The risk of a complication arising from a steroid injection is low and serious complications are extremely rare. However occasionally the following may occur and may require medical attention;
- Some patients experience deterioration in their symptoms for about 48 hours after the injection. Rest and simple pain killers usually help.
- Infection may be introduced into the joint or soft tissues as a result of an injection. This is extremely rare but can have very serious consequences if not identified and treated promptly. If you experience progressive warmth, swelling or worsening symptoms at the injection site particularly in association with fever, seek urgent medical attention.
- Allergic reaction to the steroid or local anaesthetic. Any medication has the potential to precipitate an allergic reaction even in someone who has previously encountered the same medication without problem. This is most likely to occur within 20 minutes of the injection. You should therefore remain in the department for this time. Symptoms of severe allergy include; wheeze or difficulty breathing, swelling of the face, throat or tongue, rash or itching, stomach cramps and vomiting, or feeling very unwell. Call for immediate help if necessary.
- Facial flushing (warmth and redness) may occur. This will usually resolve after 24-72 hours and predominantly affects women. It is not an allergy and does not preclude future injections.
- Thinning of the skin and soft tissues at the site of the injection may occur resulting in a dimple. Occasionally the formation of a small lump or loss of a small area of skin colour may also occur.
- Tendons may weaken when in contact with steroid resulting in rupture. This effect is thought to be very rare and may primarily affect damaged tendons already predisposed to rupture.

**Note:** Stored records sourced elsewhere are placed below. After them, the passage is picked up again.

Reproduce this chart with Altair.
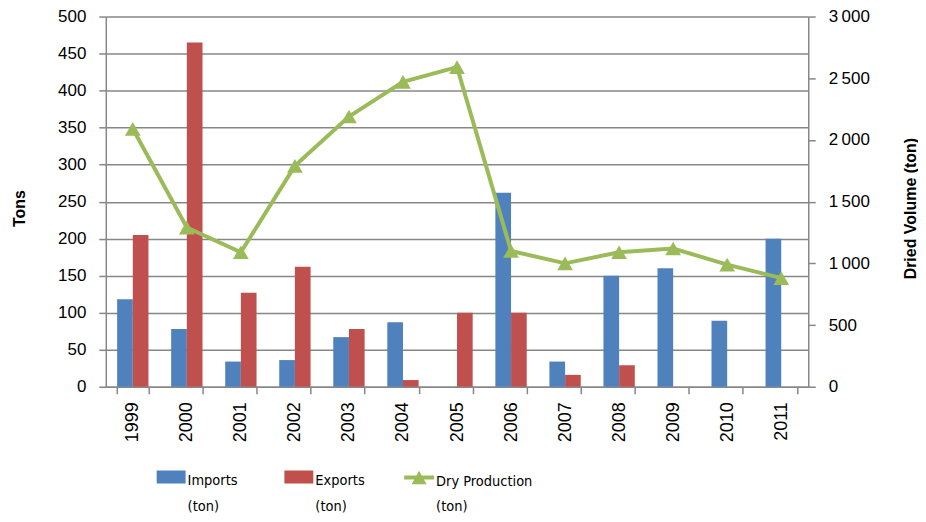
import altair as alt
import pandas as pd

years = ["1999", "2000", "2001", "2002", "2003", "2004", "2005",
         "2006", "2007", "2008", "2009", "2010", "2011"]
imports_ton = [118, 78, 34, 36, 67, 87, 0, 262, 34, 150, 160, 89, 200]
exports_ton = [205, 465, 127, 162, 78, 9, 100, 100, 16, 29, 0, 0, 0]
dry_production = [2090, 1290, 1090, 1790, 2190, 2470, 2590, 1100, 1000, 1090, 1120, 990, 880]

bar_series = ["Imports (ton)", "Exports (ton)"]
line_series = "Dry Production (ton)"
left_ticks = list(range(0, 501, 50))
right_ticks = list(range(0, 3001, 500))

BLUE = "#4F81BD"
RED = "#C0504D"
GREEN = "#9BBB59"
GRID = "#878787"
LEGEND_FONT = "'DejaVu Sans Condensed', 'Roboto Condensed', 'Liberation Sans', sans-serif"

bar_df = pd.DataFrame(
    [{"year": y, "series": bar_series[0], "value": v} for y, v in zip(years, imports_ton)]
    + [{"year": y, "series": bar_series[1], "value": v} for y, v in zip(years, exports_ton)]
)
dry_df = pd.DataFrame({"year": years, "dry": dry_production, "series": [line_series] * len(years)})

x_enc = alt.X(
    "year:N",
    sort=years,
    scale=alt.Scale(paddingInner=0.42, paddingOuter=0.21),
    axis=alt.Axis(
        title=None, labelAngle=270, labelAlign="right", labelBaseline="middle",
        labelFontSize=18, labelColor="#000000", labelPadding=8,
        tickBand="extent", tickSize=7, tickColor=GRID, domainColor=GRID,
        domainWidth=1.5, tickWidth=1.5, grid=False,
    ),
)

rect_symbol = "M-1,0.17H1V1.07H-1Z"
line_symbol = "M-1,0.47H1V0.73H-1Z M0,0.15L0.5,1.05L-0.5,1.05Z"

right_axis = alt.Axis(
    orient="right", title="Dried Volume (ton)", values=right_ticks, grid=False,
    tickSize=7, tickColor=GRID, tickWidth=1.5, domainColor=GRID, domainWidth=1.5,
    labelFontSize=17, labelColor="#000000", labelPadding=13,
    labelExpr="replace(format(datum.value, ',d'), ',', '\u2009')",
    titleFontSize=16, titleFontWeight="bold", titleAngle=270,
    titleX=102, titleY=192, titleBaseline="middle", titleAlign="center",
)

legend_common = dict(
    title=None, orient="none", labelFont=LEGEND_FONT, labelFontSize=14.5,
    labelColor="#000000", labelBaseline="line-top", labelOffset=2, padding=0,
    symbolStrokeWidth=0,
)

bars = alt.Chart(bar_df).mark_bar().encode(
    x=x_enc,
    xOffset=alt.XOffset("series:N", sort=bar_series,
                        scale=alt.Scale(domain=bar_series, paddingInner=0, paddingOuter=0)),
    y=alt.Y(
        "value:Q",
        scale=alt.Scale(domain=[0, 500], nice=False),
        axis=alt.Axis(
            title="Tons", values=left_ticks, grid=True, gridColor=GRID, gridWidth=1.5,
            tickSize=7, tickColor=GRID, tickWidth=1.5, domainColor=GRID, domainWidth=1.5,
            labelFontSize=17, labelColor="#000000", labelPadding=13,
            titleFontSize=16, titleFontWeight="bold", titleAngle=270,
            titleX=-86, titleY=192, titleBaseline="middle", titleAlign="center",
        ),
    ),
    color=alt.Color(
        "series:N",
        scale=alt.Scale(domain=bar_series, range=[BLUE, RED]),
        legend=alt.Legend(
            legendX=51, legendY=438, direction="horizontal",
            columns=2, columnPadding=46, symbolType=rect_symbol, symbolSize=841,
            labelExpr="split(datum.label, ' ')",
            **legend_common,
        ),
    ),
)

line = alt.Chart(dry_df).mark_line(color=GREEN, strokeWidth=4).encode(
    x=alt.X("year:N", sort=years),
    y=alt.Y("dry:Q", scale=alt.Scale(domain=[0, 3000], nice=False), axis=right_axis),
)

points = alt.Chart(dry_df).mark_point(
    filled=True, shape="triangle-up", size=250, color=GREEN
).encode(
    x=alt.X("year:N", sort=years),
    y=alt.Y("dry:Q", scale=alt.Scale(domain=[0, 3000], nice=False), axis=right_axis),
    opacity=alt.Opacity(
        "series:N",
        scale=alt.Scale(domain=[line_series], range=[1]),
        legend=alt.Legend(
            legendX=299, legendY=438,
            symbolType=line_symbol, symbolSize=900, symbolFillColor=GREEN,
            symbolOpacity=1,
            labelExpr="['Dry Production', '(ton)']",
            **legend_common,
        ),
    ),
)

chart = alt.layer(bars, alt.layer(line, points)).resolve_scale(
    y="independent", color="independent", opacity="independent"
).properties(
    width=704, height=371,
    padding={"left": 98, "top": 8, "right": 110, "bottom": 130},
    autosize=alt.AutoSizeParams(type="none"),
).configure(
    font="Liberation Sans",
    style={"guide-label": {"lineHeight": 26}},
).configure_view(strokeOpacity=0)

chart.save("out.html", embed_options={"renderer": "svg", "actions": False})
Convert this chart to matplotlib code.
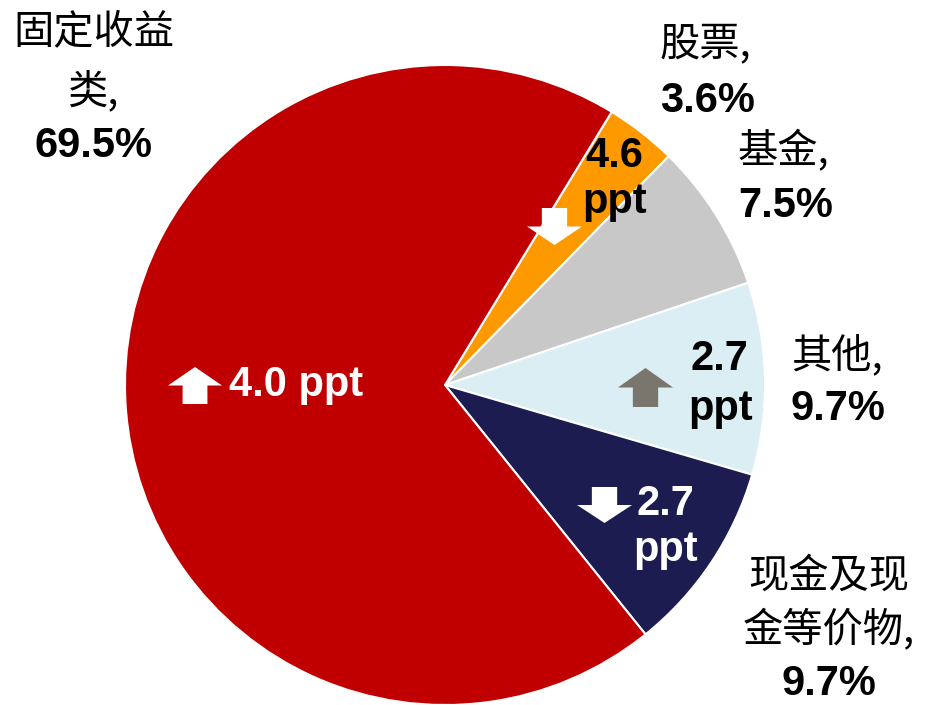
import matplotlib
matplotlib.use("Agg")
import matplotlib.pyplot as plt
from matplotlib.patches import Polygon

# data (clockwise from the top-right)
categories = ["股票", "基金", "其他", "现金及现金等价物", "固定收益类"]
shares = [3.6, 7.5, 9.7, 9.7, 69.5]
changes = ["4.6", None, "2.7", "2.7", "4.0"]
colors = ["#FF9900", "#C8C8C8", "#DAEEF3", "#1C1C50", "#C00000"]

W, H = 927, 705
CX, CY, R = 445, 385, 320

fig = plt.figure(figsize=(W / 100, H / 100), dpi=100)
ax = fig.add_axes([(CX - R) / W, (H - CY - R) / H, 2 * R / W, 2 * R / H])

ax.pie(shares, colors=colors, startangle=58.6, counterclock=False, radius=1,
       wedgeprops=dict(edgecolor="white", linewidth=1.5))
# pie() sets its own limits, so fix them afterwards
ax.set_xlim(-1, 1)
ax.set_ylim(-1, 1)
ax.set_aspect("equal")
ax.axis("off")


def px(x, y):
    return (x - CX) / R, (CY - y) / R


cjk = ["Noto Sans CJK SC", "DejaVu Sans"]
num = ["Liberation Sans", "DejaVu Sans"]
CJK_SIZE = 29
NUM_SIZE = 30


def cjk_text(x, y, s, ha="left"):
    ax.text(*px(x, y), s, family=cjk, fontsize=CJK_SIZE, ha=ha, va="center",
            color="black", clip_on=False)


def num_text(x, y, s, ha="left", color="black"):
    ax.text(*px(x, y), s, family=num, fontsize=NUM_SIZE, fontweight="bold",
            ha=ha, va="baseline", color=color, clip_on=False)


def block_arrow(x0, y0, x1, y1, up, color):
    # x0..x1, y0..y1 are pixel bounds of the arrow
    w = x1 - x0
    h = y1 - y0
    cx = (x0 + x1) / 2
    sw = w * 0.23
    if up:
        pts = [(cx, y0), (x1, y0 + h / 2), (cx + sw, y0 + h / 2), (cx + sw, y1),
               (cx - sw, y1), (cx - sw, y0 + h / 2), (x0, y0 + h / 2)]
    else:
        pts = [(cx, y1), (x1, y1 - h / 2), (cx + sw, y1 - h / 2), (cx + sw, y0),
               (cx - sw, y0), (cx - sw, y1 - h / 2), (x0, y1 - h / 2)]
    ax.add_patch(Polygon([px(a, b) for a, b in pts], closed=True,
                         facecolor=color, edgecolor="none", zorder=5,
                         clip_on=False))


# outside labels
cjk_text(94, 32, "固定收益", ha="center")
cjk_text(93, 91, "类,", ha="center")
num_text(93, 157, f"{shares[4]}%", ha="center")

cjk_text(660, 44, categories[0] + ",")
num_text(660, 112, f"{shares[0]}%")

cjk_text(738, 151, categories[1] + ",")
num_text(738, 217, f"{shares[1]}%")

cjk_text(791, 356, categories[2] + ",")
num_text(791, 420, f"{shares[2]}%")

cjk_text(829, 576, "现金及现", ha="center")
cjk_text(829, 630, "金等价物,", ha="center")
num_text(829, 695, f"{shares[3]}%", ha="center")

# change labels inside the slices
num_text(229, 396, f"{changes[4]} ppt", color="white")
block_arrow(168, 367, 222, 404, True, "white")

num_text(614, 167, changes[0], ha="center")
num_text(615, 213, "ppt", ha="center")
block_arrow(527, 208, 582, 245, False, "white")

num_text(719, 370, changes[2], ha="center")
num_text(721, 420, "ppt", ha="center")
block_arrow(618, 368, 673, 407, True, "#7A756D")

num_text(665, 515, changes[3], ha="center", color="white")
num_text(666, 561, "ppt", ha="center", color="white")
block_arrow(577, 487, 632, 523, False, "white")

fig.savefig("out.png", dpi=100)
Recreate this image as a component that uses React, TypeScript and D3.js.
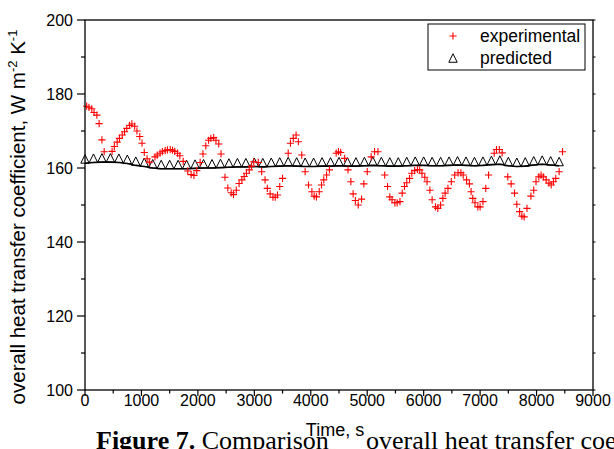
import React from "react";
import * as d3 from "d3";

// Measured overall heat transfer coefficient (time in s, value in W m^-2 K^-1)
const expTime = [
  30, 70, 120, 160, 210, 250, 300, 340, 480, 520, 570, 610, 660, 700, 740, 790, 830, 880, 920, 970,
  1010, 1050, 1100, 1140, 1240, 1280, 1330, 1370, 1420, 1460, 1510, 1550, 1590, 1640, 1680, 1740,
  1820, 1880, 1930, 1980, 2040, 2090, 2140, 2190, 2230, 2280, 2320, 2370, 2410, 2480, 2530, 2590,
  2630, 2680, 2730, 2780, 2820, 2860, 2910, 2950, 2990, 3070, 3130, 3190, 3230, 3280, 3330, 3370,
  3410, 3450, 3500, 3600, 3640, 3690, 3740, 3780, 3840, 3900, 3960, 4020, 4060, 4100, 4150, 4190,
  4230, 4280, 4330, 4450, 4490, 4530, 4600, 4660, 4710, 4750, 4790, 4840, 4900, 4940, 5000, 5070,
  5130, 5190, 5310, 5360, 5400, 5440, 5490, 5530, 5580, 5620, 5660, 5700, 5750, 5790, 5840, 5890,
  5930, 5970, 6020, 6060, 6110, 6150, 6210, 6250, 6300, 6340, 6380, 6430, 6490, 6550, 6610, 6660,
  6700, 6760, 6810, 6840, 6870, 6910, 6960, 7000, 7050, 7100, 7150, 7250, 7290, 7340, 7390, 7490,
  7550, 7610, 7650, 7700, 7740, 7780, 7830, 7900, 7950, 7990, 8040, 8080, 8120, 8170, 8220, 8260,
  8300, 8340, 8400, 8460,
];
const expValue = [
  176.7, 176.4, 176.0, 175.0, 174.3, 172.0, 167.6, 164.4, 164.5, 165.8, 167.0, 168.0, 168.9, 169.8, 170.7, 171.5, 171.9, 171.3, 170.0, 168.5,
  166.7, 164.2, 162.5, 161.6, 163.0, 163.5, 164.0, 164.4, 164.7, 164.9, 165.0, 164.8, 164.5, 164.0, 163.3, 161.8,
  159.2, 158.2, 158.0, 159.3, 161.5, 163.8, 166.0, 167.5, 168.0, 168.2, 167.5, 166.5, 163.8, 157.5, 154.6, 153.3,
  152.8, 154.0, 155.8, 156.8, 157.7, 158.6, 159.5, 160.5, 161.7, 161.5, 159.0, 156.8, 154.5, 153.0, 152.1, 152.1,
  152.7, 155.0, 157.2, 164.0, 166.7, 168.0, 168.9, 167.1, 163.5, 159.0, 155.4, 153.6, 152.4, 152.2, 153.6, 155.4,
  156.8, 158.1, 159.5, 164.0, 164.4, 164.2, 162.6, 159.5, 156.3, 153.0, 151.2, 150.0, 151.6, 155.7, 159.0, 163.0,
  164.4, 164.4, 158.1, 155.0, 152.2, 151.4, 150.6, 150.6, 150.9, 153.2, 155.0, 156.0, 157.2, 158.6, 159.3, 159.6,
  159.5, 158.6, 157.5, 156.3, 154.0, 151.4, 149.5, 149.1, 150.0, 151.8, 153.2, 154.5, 156.3, 158.1, 158.7, 158.7,
  158.1, 156.8, 155.7, 153.6, 151.8, 150.6, 149.5, 149.5, 150.9, 154.5, 158.1, 164.0, 165.0, 165.0, 164.1, 157.6,
  155.7, 153.2, 150.2, 148.2, 147.0, 146.8, 149.1, 152.4, 154.0, 156.3, 157.6, 158.1, 157.6, 156.8, 155.9, 155.4,
  156.3, 157.2, 159.0, 164.4,
];

// Model prediction
const predTime = [
  0, 150, 300, 450, 600, 750, 900, 1050, 1200, 1350, 1500, 1650, 1800, 1950, 2100, 2250, 2400, 2550, 2700,
  2850, 3000, 3150, 3300, 3450, 3600, 3750, 3900, 4050, 4200, 4350, 4500, 4650, 4800, 4950, 5100, 5250,
  5400, 5550, 5700, 5850, 6000, 6150, 6300, 6450, 6600, 6750, 6900, 7050, 7200, 7350, 7500, 7650, 7800,
  7950, 8100, 8250, 8400,
];
const predValue = [
  161.3, 161.5, 161.6, 161.6, 161.5, 161.2, 160.7, 160.4, 160.0, 159.8, 159.8, 159.8, 159.8, 159.9, 160.0, 160.0, 160.1, 160.2, 160.3,
  160.3, 160.4, 160.3, 160.4, 160.5, 160.6, 160.5, 160.4, 160.4, 160.5, 160.5, 160.6, 160.5, 160.5, 160.6, 160.7, 160.6,
  160.5, 160.5, 160.6, 160.7, 160.7, 160.6, 160.6, 160.7, 160.8, 160.7, 160.6, 160.7, 160.9, 161.0, 160.6, 160.4, 160.5,
  160.8, 161.0, 160.8, 160.6,
];

const xMajor = [0, 1000, 2000, 3000, 4000, 5000, 6000, 7000, 8000, 9000];
const xMinor = [500, 1500, 2500, 3500, 4500, 5500, 6500, 7500, 8500];
const yMajor = [100, 120, 140, 160, 180, 200];
const yMinor = [110, 130, 150, 170, 190];

const W = 614;
const H = 449;
const SANS = "'Liberation Sans', Arial, sans-serif";
const SERIF = "'Liberation Serif', 'Times New Roman', serif";

const x = d3.scaleLinear().domain([0, 9000]).range([85, 593]);
const y = d3.scaleLinear().domain([100, 200]).range([390, 20]);

const TRI_H = 8.5;
const TRI_W = 8.4;
const trianglePath = `M${-TRI_W / 2},0 L${TRI_W / 2},0 L0,${-TRI_H} Z`;
const plusPath = (s: number) => `M${-s},0 H${s} M0,${-s} V${s}`;

export default function App() {
  const predLine = d3
    .line<number>()
    .x((_, i) => x(predTime[i]))
    .y((v) => y(v))(predValue) as string;

  const [x0, x1] = x.range();
  const [yb, yt] = y.range();

  return (
    <svg
      width={W}
      height={H}
      viewBox={`0 0 ${W} ${H}`}
      style={{ position: "absolute", left: 0, top: 0, background: "#fff" }}
    >
      <rect x={0} y={0} width={W} height={H} fill="#fff" />

      {/* caption beneath the chart, split around the axis title */}
      <text x={96} y={449} fontFamily={SERIF} fontSize={26} fill="#000">
        <tspan fontWeight="bold">Figure 7.</tspan>
        <tspan> Comparison</tspan>
      </text>
      <text x={366} y={449} fontFamily={SERIF} fontSize={26} fill="#000">
        overall heat transfer coefficient
      </text>

      {/* predicted: line with open triangles */}
      <path d={predLine} fill="none" stroke="#000" strokeWidth={1.6} />
      {predValue.map((v, i) => (
        <path
          key={`p${i}`}
          d={trianglePath}
          transform={`translate(${x(predTime[i])},${y(v)})`}
          fill="none"
          stroke="#000"
          strokeWidth={1}
        />
      ))}

      {/* experimental: red crosses */}
      {expValue.map((v, i) => (
        <path
          key={`e${i}`}
          d={plusPath(3.6)}
          transform={`translate(${x(expTime[i])},${y(v)})`}
          stroke="#ff0000"
          strokeWidth={1.1}
          fill="none"
        />
      ))}

      {/* frame */}
      <rect x={x0} y={yt} width={x1 - x0} height={yb - yt} fill="none" stroke="#000" strokeWidth={1.3} />

      {/* bottom axis */}
      {xMajor.map((t) => (
        <g key={`xm${t}`}>
          <line x1={x(t)} x2={x(t)} y1={yb} y2={yb + 6} stroke="#000" strokeWidth={1.2} />
          <text x={x(t)} y={yb + 16} textAnchor="middle" fontFamily={SANS} fontSize={16} fill="#000">
            {t}
          </text>
        </g>
      ))}
      {xMinor.map((t) => (
        <line key={`xn${t}`} x1={x(t)} x2={x(t)} y1={yb} y2={yb + 3.5} stroke="#000" strokeWidth={1.2} />
      ))}

      {/* left axis */}
      {yMajor.map((v) => (
        <g key={`ym${v}`}>
          <line x1={x0 - 8} x2={x0} y1={y(v)} y2={y(v)} stroke="#000" strokeWidth={1.2} />
          <text x={x0 - 12} y={y(v) + 6} textAnchor="end" fontFamily={SANS} fontSize={16} fill="#000">
            {v}
          </text>
        </g>
      ))}
      {yMinor.map((v) => (
        <line key={`yn${v}`} x1={x0 - 4} x2={x0} y1={y(v)} y2={y(v)} stroke="#000" strokeWidth={1.2} />
      ))}

      {/* right axis ticks */}
      {[...yMajor, ...yMinor].map((v) => (
        <line key={`yr${v}`} x1={x1} x2={x1 + 2.5} y1={y(v)} y2={y(v)} stroke="#000" strokeWidth={1} />
      ))}

      {/* legend */}
      <rect x={428} y={24} width={157} height={46} fill="#fff" stroke="#000" strokeWidth={1} />
      <path d={plusPath(3.6)} transform="translate(453,36)" stroke="#ff0000" strokeWidth={1.1} />
      <text x={480} y={42} fontFamily={SANS} fontSize={17.5} fill="#000">
        experimental
      </text>
      <path d={trianglePath} transform={`translate(453,${58 + TRI_H / 2})`} fill="none" stroke="#000" strokeWidth={1} />
      <text x={480} y={64} fontFamily={SANS} fontSize={17.5} fill="#000">
        predicted
      </text>

      {/* axis titles */}
      <text
        transform={`translate(25,217) rotate(-90)`}
        textAnchor="middle"
        fontFamily={SANS}
        fontSize={20.5}
        fill="#000"
      >
        overall heat transfer coefficient, W m
        <tspan dy={-8} fontSize={13}>
          -2
        </tspan>
        <tspan dy={8}> K</tspan>
        <tspan dy={-8} fontSize={13}>
          -1
        </tspan>
      </text>

      <text x={335} y={436} textAnchor="middle" fontFamily={SANS} fontSize={18} fill="#000">
        Time, s
      </text>
    </svg>
  );
}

- The steroid may occasionally cause irregular vaginal bleeding for a few weeks.
- Joint and soft tissue steroid injections can cause a rise in blood sugar for a few days in diabetic patients. The effect however is usually negligible and would not normally necessitate a change in treatment. In certain circumstances additional monitoring may be recommended.
- Some individuals are susceptible to fainting during medical procedures. Faints result from a sudden short term fall in blood pressure. Please inform the doctor or physiotherapist in advance if you feel this may be likely so that precautions can be taken.
- Bleeding or bruising. This is more likely if you are taking certain medications for example aspirin or warfarin, and usually settles with simple pressure. If you experience severe swelling or bruising after the injection please seek prompt medical attention.